Helena Erthal disse...

Prezado Saulo,

Fico feliz em vê-lo expressar-se tão livremente...após, o que me pareceu, um longo período de asfixia...Sim, precisamos escrever, não vamos nos importar com o quanto expomos nossas almas pois o mais importante é a conexão que fazemos com o outro...seja ele(a) quem for.

Quando alguém faz um comentário lindo como esse que você me brindou, vale por todo silêncio que meus textos já receberam de meu ínfimo público. Ma é como você bem colocou, escrevemos porque é da nossa natureza, não para alguém ou por alguém.
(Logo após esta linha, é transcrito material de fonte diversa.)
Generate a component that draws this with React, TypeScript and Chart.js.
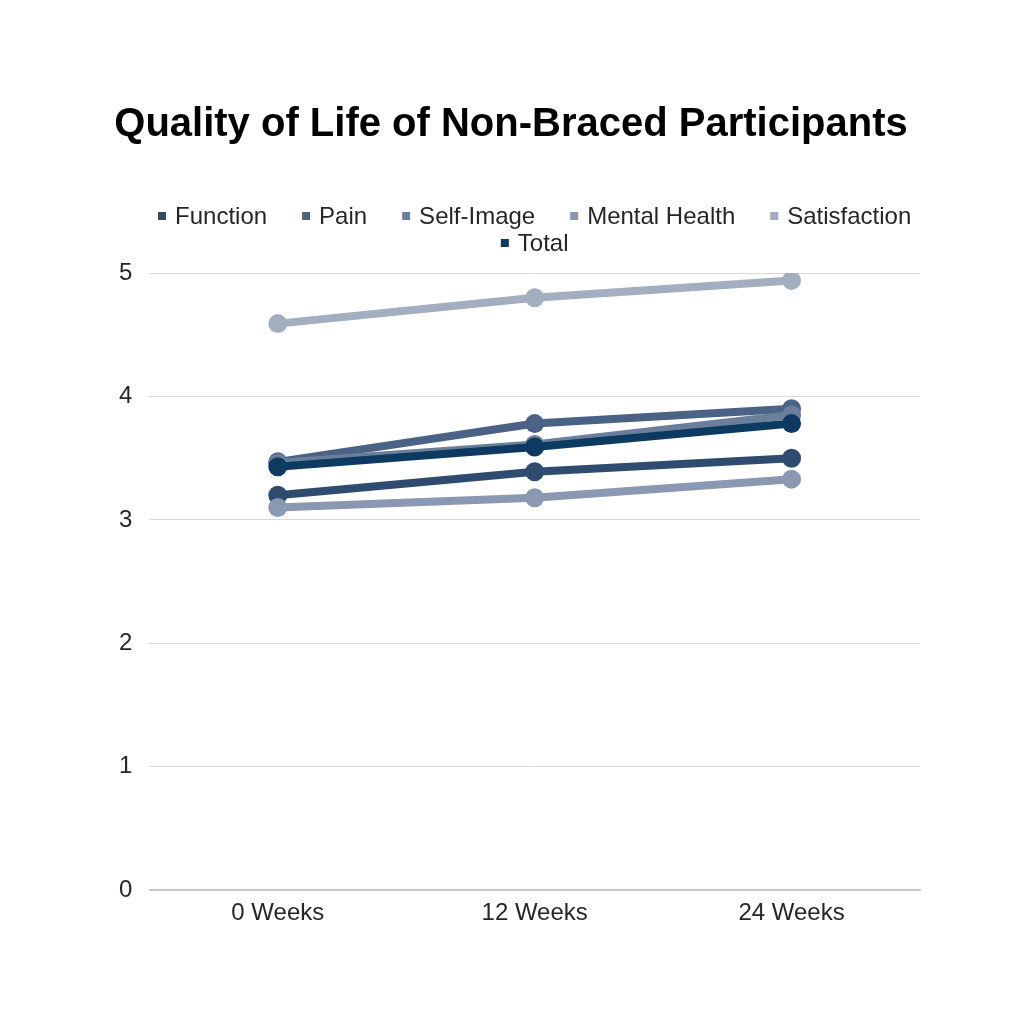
import React, { useEffect, useRef } from "react";
import { Chart, registerables } from "chart.js";

Chart.register(...registerables);

const categories = ["0 Weeks", "12 Weeks", "24 Weeks"];
const seriesNames = ["Function", "Pain", "Self-Image", "Mental Health", "Satisfaction", "Total"];
const functionValues = [3.2, 3.39, 3.5];
const painValues = [3.47, 3.78, 3.9];
const selfImageValues = [3.46, 3.61, 3.85];
const mentalHealthValues = [3.1, 3.18, 3.33];
const satisfactionValues = [4.59, 4.8, 4.94];
const totalValues = [3.43, 3.59, 3.78];
const yTicks = [0, 1, 2, 3, 4, 5];
const colors = ["#2f4b6f", "#4b6287", "#6b7f9d", "#8a98b2", "#a3aec0", "#0d3a60"];

const FONT = "Liberation Sans, Arial, sans-serif";

const customLegend = {
  id: "customLegend",
  afterDraw(chart: any) {
    const { ctx, chartArea } = chart;
    const items = chart.data.datasets.map((d: any) => ({ text: d.label, color: d.borderColor }));
    ctx.save();
    ctx.font = `24px ${FONT}`;
    const box = 8;
    const gapBox = 9;
    const gapItem = 35;
    const maxW = chartArea.right - chartArea.left;
    const rows: any[][] = [[]];
    let w = 0;
    items.forEach((it: any) => {
      const iw = box + gapBox + ctx.measureText(it.text).width;
      const row = rows[rows.length - 1];
      const add = row.length ? gapItem + iw : iw;
      if (row.length && w + add > maxW) {
        rows.push([{ ...it, w: iw }]);
        w = iw;
      } else {
        row.push({ ...it, w: iw });
        w += add;
      }
    });
    const cx = (chartArea.left + chartArea.right) / 2;
    const rowYs = [chartArea.top - 57, chartArea.top - 30];
    rows.forEach((row, ri) => {
      const total = row.reduce((s, it) => s + it.w, 0) + gapItem * (row.length - 1);
      let x = cx - total / 2;
      const y = rowYs[ri] ?? chartArea.top - 30 + (ri - 1) * 27;
      row.forEach((it) => {
        ctx.fillStyle = it.color;
        ctx.fillRect(x, y - box / 2, box, box);
        ctx.fillStyle = "#262626";
        ctx.textBaseline = "middle";
        ctx.textAlign = "left";
        ctx.fillText(it.text, x + box + gapBox, y + 1);
        x += it.w + gapItem;
      });
    });
    ctx.restore();
  },
};

export default function App() {
  const ref = useRef<HTMLCanvasElement>(null);
  useEffect(() => {
    if (!ref.current) return;
    const values = [functionValues, painValues, selfImageValues, mentalHealthValues, satisfactionValues, totalValues];
    const order = [4, 3, 2, 1, 0, -1];
    const chart = new Chart(ref.current, {
      type: "line",
      data: {
        labels: categories,
        datasets: seriesNames.map((name, i) => ({
          label: name,
          data: values[i],
          borderColor: colors[i],
          backgroundColor: colors[i],
          pointBackgroundColor: colors[i],
          pointBorderColor: colors[i],
          borderWidth: 8,
          pointRadius: 9.5,
          pointHoverRadius: 9.5,
          pointBorderWidth: 0,
          tension: 0,
          order: order[i],
        })),
      },
      options: {
        responsive: false,
        animation: false,
        layout: { padding: { left: 102, right: 104, top: 101, bottom: 87 } },
        plugins: {
          title: {
            display: true,
            text: "Quality of Life of Non-Braced Participants",
            color: "#000000",
            font: { family: FONT, size: 40, weight: "bold" },
            padding: { top: 0, bottom: 124 },
          },
          legend: { display: false },
          tooltip: { enabled: false },
        },
        scales: {
          x: {
            offset: true,
            grid: { display: false, drawTicks: false },
            border: { display: true, color: "#bfbfbf", width: 1.5 },
            ticks: {
              color: "#262626",
              font: { family: FONT, size: 24 },
              padding: 9,
            },
          },
          y: {
            min: 0,
            max: 5,
            afterBuildTicks: (axis: any) => {
              axis.ticks = yTicks.map((v) => ({ value: v }));
            },
            grid: { color: "#d9d9d9", lineWidth: 1, drawTicks: false },
            border: { display: false },
            ticks: {
              color: "#262626",
              font: { family: FONT, size: 24 },
              padding: 17,
            },
          },
        },
      },
      plugins: [customLegend],
    });
    return () => chart.destroy();
  }, []);
  return (
    <div style={{ position: "fixed", left: 0, top: 0, width: 1024, height: 1024, background: "#ffffff" }}>
      <canvas ref={ref} width={1024} height={1024} />
    </div>
  );
}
Tento manter uma prontidão positiva ao por vir, manter minha alegria, como um guerreiro que se renova para combater a próxima batalha. Meu alimento vem das leituras/reflexões e da manutenção de minha saúde, que sem isso não existe como empreender nada.
Concordo contigo sobre a questão do “caminho do meio” que as vezes pode acabar sendo o meio do caminho. Mas creio que temos como perceber as questões que precisam ser tratadas de forma radical, e assim agirmos. É uma sintonia a ser conquistada, através dos nossos erros e acertos.
Nenhuma vida é para ser, ou pode ser linear e fácil de levar, senão o sentido maior se perderia, não é mesmo?
Agradeço pela reflexão e mais ainda pelo texto elegante e genuíno, sim, você assinou dessa vez.